Storm clouds gather over the Church of the Holy Trinity in Onitsha, Nigeria, April 14, 2005. (Finbarr O'Reilly/Courtesy Reuters) Storm clouds gather over the Church of the Holy Trinity in Onitsha, Nigeria, April 14, 2005. (Finbarr O'Reilly/Courtesy Reuters)

The Roman Catholic Church has suspended its participation in meetings at the national level of the Christian Association of Nigeria (CAN). The Catholic bishops stated that “CAN is being dragged into partisan politics thereby compromising its ability to carry out its true role as conscience of the nation and the voice of the voiceless.” The current CAN president, Ayo Oritsejafor, has been an outspoken supporter of President Goodluck Jonathan and the governing Peoples Democratic Party. In reaction to the Catholic suspension of its participation, one CAN spokesman has said that they are “free to go.” He also accused them of “arrogance” and claimed they were angry because the presidency had moved to the Pentecostals.

Radical Nigerian Islamic groups, labeled Boko Haram, have been attacking Christian churches in northern Nigeria for the past few years. CAN has been a national Christian voice in responding to those attacks. While some CAN rhetoric can be fierce, Christian reaction thus far has been largely free of reprisals against Muslims, especially in the predominately Christian parts of the country. The Catholic suspension is bound to weaken CAN; they were one of the founding pillars of the organization.

The Roman Catholic Church is a powerhouse among Nigerian Christians. Its adherents number an estimated nineteen million, out of a population of perhaps 170 million. It is either the largest, or the second largest (after the Anglicans) Christian denomination in the country. There are three Nigerian cardinals, two of whom are under age eighty, and eligible to vote in the next papal election. Among other outspoken critics of the Nigerian political economy and human rights abuses have been John Onaiyekan, cardinal archbishop of Abuja and Matthew Kukah, the bishop of Sokoto.

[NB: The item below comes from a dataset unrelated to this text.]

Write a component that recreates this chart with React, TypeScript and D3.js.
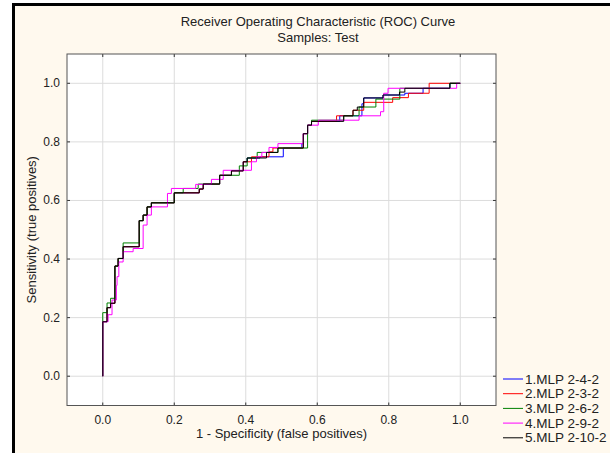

CAN has been the most important Christian umbrella organization in Nigeria. Founded in 1976, it originally included the mainline Protestant churches and the Roman Catholic Church. Subsequently, it grew to include Pentecostal and “African” churches. Until recently, its leadership has been dominated by the mainstream Protestants and the Catholics. However, its current president, Ayo Oritsejafor, senior pastor of the Word of Life Bible Church, comes from the Pentecostal tradition; the vice president, Archbishop Daniel Okoh, is president of the Organization of African Institutional Churches, the umbrella of “African churches.” CAN presidential elections are frequently contested. Oritsejafor defeated Archbishop Onaiyekan for the presidency in the last elections, in 2010. Onaiyekan in turn had defeated the Anglican primate in the election previous. Oritsejafor has been criticized for a lavish personal lifestyle, including the use of a private jet, a present from anonymous donors.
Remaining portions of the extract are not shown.